— Written request —
Below are the records; locate each line with the word "code" and copy it.

===== Provided material =====

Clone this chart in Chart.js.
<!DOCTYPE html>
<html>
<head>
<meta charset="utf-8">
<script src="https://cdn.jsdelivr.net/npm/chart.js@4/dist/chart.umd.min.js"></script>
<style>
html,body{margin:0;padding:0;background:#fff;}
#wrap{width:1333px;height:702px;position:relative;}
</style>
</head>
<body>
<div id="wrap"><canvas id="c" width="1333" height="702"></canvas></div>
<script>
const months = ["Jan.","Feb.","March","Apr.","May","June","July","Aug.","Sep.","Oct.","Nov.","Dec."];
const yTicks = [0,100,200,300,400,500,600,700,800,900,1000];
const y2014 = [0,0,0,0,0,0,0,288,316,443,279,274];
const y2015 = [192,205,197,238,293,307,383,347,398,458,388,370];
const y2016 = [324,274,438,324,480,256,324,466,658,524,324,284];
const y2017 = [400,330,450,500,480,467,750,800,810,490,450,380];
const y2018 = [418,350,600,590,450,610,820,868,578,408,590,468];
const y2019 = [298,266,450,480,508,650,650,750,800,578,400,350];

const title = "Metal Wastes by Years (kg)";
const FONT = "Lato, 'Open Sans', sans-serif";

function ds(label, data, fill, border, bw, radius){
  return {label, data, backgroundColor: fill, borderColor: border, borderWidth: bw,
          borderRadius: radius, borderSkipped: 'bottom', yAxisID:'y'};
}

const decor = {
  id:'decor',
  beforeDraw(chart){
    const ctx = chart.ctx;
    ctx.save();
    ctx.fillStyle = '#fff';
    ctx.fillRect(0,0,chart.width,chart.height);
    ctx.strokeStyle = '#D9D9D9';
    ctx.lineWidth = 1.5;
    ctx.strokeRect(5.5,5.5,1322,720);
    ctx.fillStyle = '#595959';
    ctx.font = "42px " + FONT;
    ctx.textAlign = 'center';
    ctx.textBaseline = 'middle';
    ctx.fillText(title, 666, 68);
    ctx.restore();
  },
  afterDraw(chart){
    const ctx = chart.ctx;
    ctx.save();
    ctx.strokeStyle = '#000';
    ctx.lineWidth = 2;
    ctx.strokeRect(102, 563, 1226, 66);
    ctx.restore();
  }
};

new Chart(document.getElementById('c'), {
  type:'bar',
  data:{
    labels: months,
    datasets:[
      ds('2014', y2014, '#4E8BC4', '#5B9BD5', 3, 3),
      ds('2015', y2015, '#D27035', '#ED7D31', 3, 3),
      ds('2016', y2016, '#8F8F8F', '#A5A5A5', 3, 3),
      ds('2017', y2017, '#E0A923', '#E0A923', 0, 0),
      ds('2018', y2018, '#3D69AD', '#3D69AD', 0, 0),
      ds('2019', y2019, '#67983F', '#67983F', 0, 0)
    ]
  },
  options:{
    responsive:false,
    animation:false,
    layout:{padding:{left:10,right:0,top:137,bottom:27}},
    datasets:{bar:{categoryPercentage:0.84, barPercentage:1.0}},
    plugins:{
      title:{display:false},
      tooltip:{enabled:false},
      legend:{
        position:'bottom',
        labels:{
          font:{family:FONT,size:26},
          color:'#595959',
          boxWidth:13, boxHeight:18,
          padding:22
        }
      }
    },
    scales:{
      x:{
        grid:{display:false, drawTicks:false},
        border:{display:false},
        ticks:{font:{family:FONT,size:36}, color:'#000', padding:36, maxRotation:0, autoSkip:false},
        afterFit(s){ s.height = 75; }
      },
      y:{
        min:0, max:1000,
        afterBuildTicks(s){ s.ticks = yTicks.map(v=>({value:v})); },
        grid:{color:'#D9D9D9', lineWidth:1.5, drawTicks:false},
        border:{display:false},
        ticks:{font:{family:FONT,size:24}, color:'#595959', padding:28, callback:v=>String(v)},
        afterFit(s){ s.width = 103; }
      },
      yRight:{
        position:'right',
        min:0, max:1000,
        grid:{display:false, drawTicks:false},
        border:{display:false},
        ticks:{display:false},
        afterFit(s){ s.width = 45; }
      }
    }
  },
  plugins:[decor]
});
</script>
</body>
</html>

=====
===== Provided material =====

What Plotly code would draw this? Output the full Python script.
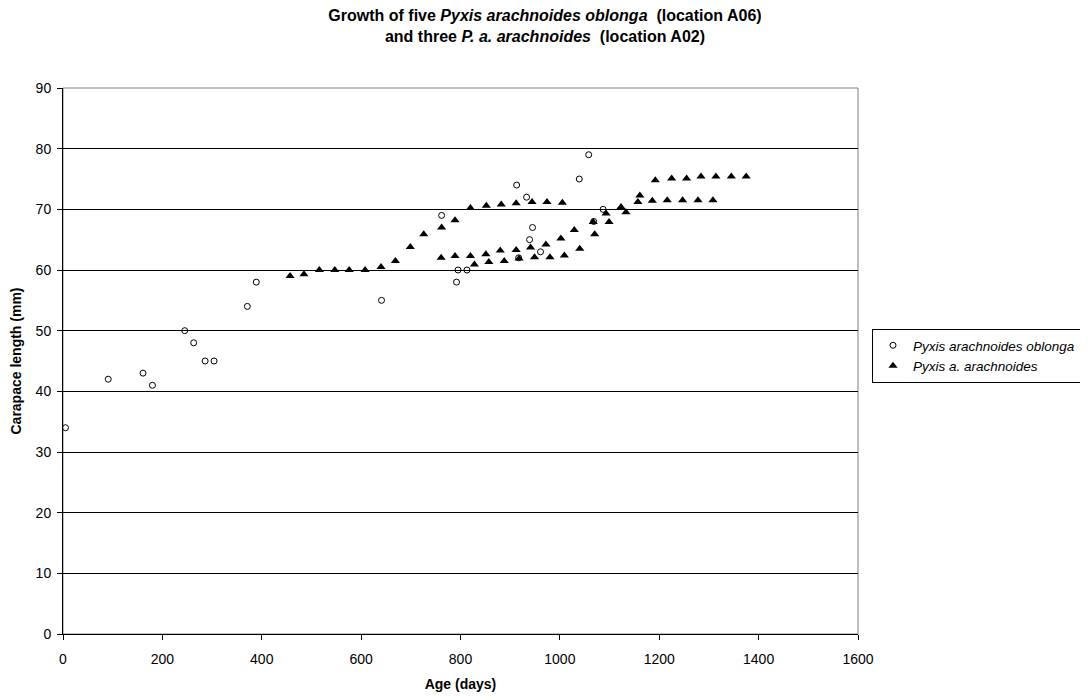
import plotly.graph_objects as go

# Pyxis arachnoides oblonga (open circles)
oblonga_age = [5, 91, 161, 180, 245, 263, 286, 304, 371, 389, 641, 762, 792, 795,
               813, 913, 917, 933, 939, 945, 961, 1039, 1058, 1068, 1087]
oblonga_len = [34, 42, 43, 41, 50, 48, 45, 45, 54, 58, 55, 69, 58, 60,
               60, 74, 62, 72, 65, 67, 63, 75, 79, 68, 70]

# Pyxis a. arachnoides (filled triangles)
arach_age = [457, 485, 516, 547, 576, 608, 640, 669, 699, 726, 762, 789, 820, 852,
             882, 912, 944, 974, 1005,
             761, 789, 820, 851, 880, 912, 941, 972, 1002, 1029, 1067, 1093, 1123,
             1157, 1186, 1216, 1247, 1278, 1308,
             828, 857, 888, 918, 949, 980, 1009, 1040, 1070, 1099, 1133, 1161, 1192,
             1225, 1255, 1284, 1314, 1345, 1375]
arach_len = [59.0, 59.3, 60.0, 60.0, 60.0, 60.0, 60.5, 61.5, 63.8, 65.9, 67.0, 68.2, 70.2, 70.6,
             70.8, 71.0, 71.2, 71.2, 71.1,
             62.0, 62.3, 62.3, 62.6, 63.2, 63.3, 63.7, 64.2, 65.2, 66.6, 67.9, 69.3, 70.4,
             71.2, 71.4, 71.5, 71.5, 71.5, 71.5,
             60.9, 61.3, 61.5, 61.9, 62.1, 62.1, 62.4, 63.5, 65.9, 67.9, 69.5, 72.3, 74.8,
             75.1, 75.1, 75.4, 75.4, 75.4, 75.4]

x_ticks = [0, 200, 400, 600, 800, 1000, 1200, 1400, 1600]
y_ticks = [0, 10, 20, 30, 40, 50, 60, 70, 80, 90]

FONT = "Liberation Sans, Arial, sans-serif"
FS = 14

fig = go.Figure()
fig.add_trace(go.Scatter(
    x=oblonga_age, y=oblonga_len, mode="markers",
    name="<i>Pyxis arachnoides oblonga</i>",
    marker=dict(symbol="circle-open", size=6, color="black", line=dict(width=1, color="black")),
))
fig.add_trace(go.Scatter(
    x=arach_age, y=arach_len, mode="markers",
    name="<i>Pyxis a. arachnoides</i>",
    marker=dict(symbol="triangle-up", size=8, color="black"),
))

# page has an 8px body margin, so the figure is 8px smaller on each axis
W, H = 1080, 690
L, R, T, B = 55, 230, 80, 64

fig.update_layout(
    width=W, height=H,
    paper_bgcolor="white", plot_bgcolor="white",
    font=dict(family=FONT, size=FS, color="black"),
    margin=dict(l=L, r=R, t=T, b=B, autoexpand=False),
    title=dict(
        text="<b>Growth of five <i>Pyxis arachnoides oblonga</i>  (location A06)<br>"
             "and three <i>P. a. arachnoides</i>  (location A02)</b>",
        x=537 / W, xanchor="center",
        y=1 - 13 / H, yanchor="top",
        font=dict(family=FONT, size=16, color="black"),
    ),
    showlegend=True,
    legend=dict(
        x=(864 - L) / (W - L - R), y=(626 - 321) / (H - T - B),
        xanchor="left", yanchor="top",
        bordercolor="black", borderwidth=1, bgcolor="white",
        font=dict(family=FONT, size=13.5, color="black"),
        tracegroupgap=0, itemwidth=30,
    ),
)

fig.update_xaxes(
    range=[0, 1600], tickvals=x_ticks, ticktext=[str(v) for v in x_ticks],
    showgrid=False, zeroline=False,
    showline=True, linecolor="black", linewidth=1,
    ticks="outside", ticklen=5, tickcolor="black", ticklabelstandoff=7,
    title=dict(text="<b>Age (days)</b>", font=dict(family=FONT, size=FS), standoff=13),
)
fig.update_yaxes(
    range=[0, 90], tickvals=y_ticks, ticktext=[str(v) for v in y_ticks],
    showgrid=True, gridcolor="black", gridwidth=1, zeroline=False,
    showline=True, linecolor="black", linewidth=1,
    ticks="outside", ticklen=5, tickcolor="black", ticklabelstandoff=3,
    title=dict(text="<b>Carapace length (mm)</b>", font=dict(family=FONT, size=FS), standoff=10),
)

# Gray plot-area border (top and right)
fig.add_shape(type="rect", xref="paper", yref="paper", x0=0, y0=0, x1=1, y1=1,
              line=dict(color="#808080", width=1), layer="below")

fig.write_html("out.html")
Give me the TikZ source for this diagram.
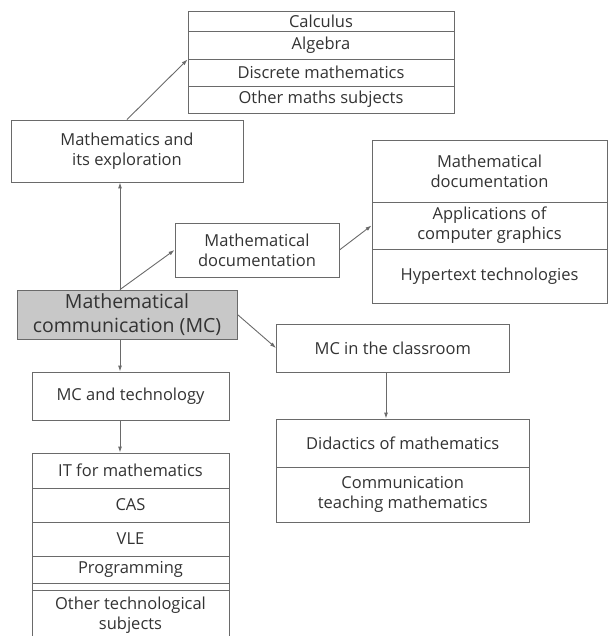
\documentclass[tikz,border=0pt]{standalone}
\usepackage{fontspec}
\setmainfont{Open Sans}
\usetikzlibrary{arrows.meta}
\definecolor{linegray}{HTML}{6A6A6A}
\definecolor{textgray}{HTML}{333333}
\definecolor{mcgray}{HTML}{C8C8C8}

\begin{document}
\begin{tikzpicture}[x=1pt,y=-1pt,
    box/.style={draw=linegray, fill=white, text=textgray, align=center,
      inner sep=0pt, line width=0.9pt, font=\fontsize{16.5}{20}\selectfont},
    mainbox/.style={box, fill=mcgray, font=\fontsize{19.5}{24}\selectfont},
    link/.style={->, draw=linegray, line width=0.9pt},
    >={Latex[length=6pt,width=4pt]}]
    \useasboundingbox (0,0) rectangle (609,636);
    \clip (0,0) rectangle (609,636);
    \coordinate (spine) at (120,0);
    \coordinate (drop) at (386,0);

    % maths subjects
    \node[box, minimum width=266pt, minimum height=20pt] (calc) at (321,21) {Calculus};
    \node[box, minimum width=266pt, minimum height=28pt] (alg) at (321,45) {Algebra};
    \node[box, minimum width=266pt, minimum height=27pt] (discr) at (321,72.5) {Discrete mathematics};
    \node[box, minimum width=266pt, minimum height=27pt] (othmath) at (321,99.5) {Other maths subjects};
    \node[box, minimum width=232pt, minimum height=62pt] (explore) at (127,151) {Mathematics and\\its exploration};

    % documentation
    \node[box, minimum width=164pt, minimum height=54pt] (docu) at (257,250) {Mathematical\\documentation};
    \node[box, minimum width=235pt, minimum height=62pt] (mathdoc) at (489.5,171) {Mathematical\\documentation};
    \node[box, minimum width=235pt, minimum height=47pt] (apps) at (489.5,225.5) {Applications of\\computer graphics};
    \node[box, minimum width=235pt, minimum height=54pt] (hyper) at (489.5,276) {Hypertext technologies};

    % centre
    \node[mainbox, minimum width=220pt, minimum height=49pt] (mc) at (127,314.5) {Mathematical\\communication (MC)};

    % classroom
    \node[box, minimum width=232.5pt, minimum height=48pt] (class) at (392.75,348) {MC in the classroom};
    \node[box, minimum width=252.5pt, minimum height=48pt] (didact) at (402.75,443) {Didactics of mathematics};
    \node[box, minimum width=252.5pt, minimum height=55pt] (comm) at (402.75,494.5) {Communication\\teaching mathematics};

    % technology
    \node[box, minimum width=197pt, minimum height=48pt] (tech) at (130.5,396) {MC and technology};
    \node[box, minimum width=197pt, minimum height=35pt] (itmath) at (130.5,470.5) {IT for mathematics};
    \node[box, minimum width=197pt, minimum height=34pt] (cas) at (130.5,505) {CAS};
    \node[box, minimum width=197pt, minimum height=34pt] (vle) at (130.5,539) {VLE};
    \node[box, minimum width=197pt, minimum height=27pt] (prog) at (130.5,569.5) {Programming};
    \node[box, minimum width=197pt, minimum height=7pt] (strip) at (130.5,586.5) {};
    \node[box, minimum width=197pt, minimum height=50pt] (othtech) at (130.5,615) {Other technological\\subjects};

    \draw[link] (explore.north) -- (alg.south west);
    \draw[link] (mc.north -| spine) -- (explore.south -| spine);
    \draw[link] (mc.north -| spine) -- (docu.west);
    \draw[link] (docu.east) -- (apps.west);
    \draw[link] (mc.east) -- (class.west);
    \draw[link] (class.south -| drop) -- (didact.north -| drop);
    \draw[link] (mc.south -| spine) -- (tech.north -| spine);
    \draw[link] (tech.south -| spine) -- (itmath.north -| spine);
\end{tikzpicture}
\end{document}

=====
===== Provided material =====

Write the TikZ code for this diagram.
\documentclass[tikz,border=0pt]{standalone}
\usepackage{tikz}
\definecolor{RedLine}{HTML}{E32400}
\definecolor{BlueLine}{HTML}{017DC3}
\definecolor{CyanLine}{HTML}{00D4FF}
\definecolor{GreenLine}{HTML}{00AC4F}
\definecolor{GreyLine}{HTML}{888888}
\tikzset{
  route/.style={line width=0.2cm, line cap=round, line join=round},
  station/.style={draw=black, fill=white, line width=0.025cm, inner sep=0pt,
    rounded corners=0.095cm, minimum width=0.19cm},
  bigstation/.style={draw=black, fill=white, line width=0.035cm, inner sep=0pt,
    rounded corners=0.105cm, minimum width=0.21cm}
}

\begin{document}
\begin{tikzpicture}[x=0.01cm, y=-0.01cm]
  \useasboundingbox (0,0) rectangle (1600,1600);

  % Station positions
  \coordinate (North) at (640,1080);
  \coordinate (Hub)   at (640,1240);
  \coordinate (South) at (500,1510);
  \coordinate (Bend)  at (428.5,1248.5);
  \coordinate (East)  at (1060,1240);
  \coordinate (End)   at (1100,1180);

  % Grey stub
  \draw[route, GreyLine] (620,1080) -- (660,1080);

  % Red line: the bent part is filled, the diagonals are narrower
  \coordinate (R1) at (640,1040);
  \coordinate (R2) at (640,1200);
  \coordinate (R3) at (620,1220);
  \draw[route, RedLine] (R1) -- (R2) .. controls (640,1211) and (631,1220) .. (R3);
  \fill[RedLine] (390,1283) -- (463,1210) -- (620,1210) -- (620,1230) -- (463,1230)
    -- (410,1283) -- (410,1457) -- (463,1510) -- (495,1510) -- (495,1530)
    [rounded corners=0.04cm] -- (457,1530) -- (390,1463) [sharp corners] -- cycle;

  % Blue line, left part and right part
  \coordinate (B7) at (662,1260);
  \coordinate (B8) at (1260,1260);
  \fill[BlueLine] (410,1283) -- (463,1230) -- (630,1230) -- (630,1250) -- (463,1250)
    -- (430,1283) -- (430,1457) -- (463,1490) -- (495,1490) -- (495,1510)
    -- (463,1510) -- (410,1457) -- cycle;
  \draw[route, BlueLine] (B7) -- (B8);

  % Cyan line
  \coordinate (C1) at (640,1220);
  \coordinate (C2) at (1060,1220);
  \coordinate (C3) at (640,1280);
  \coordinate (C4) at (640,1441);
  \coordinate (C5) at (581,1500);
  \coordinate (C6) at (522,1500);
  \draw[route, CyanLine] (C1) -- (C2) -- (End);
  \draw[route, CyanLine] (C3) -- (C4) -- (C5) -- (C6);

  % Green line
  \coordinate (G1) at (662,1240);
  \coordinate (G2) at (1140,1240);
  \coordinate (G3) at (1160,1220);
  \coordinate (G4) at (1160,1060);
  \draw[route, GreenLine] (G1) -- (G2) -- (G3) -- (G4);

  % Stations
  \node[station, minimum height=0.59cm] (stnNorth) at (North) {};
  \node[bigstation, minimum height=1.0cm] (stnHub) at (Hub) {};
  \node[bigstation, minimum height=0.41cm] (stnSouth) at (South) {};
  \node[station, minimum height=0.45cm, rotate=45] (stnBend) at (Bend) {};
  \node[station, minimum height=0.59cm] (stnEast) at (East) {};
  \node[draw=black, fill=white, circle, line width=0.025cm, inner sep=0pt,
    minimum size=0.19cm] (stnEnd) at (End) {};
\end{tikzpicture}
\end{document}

=====

— Correct output —
What Plotly code would draw this? Output the full Python script.
Write the TikZ code for this diagram.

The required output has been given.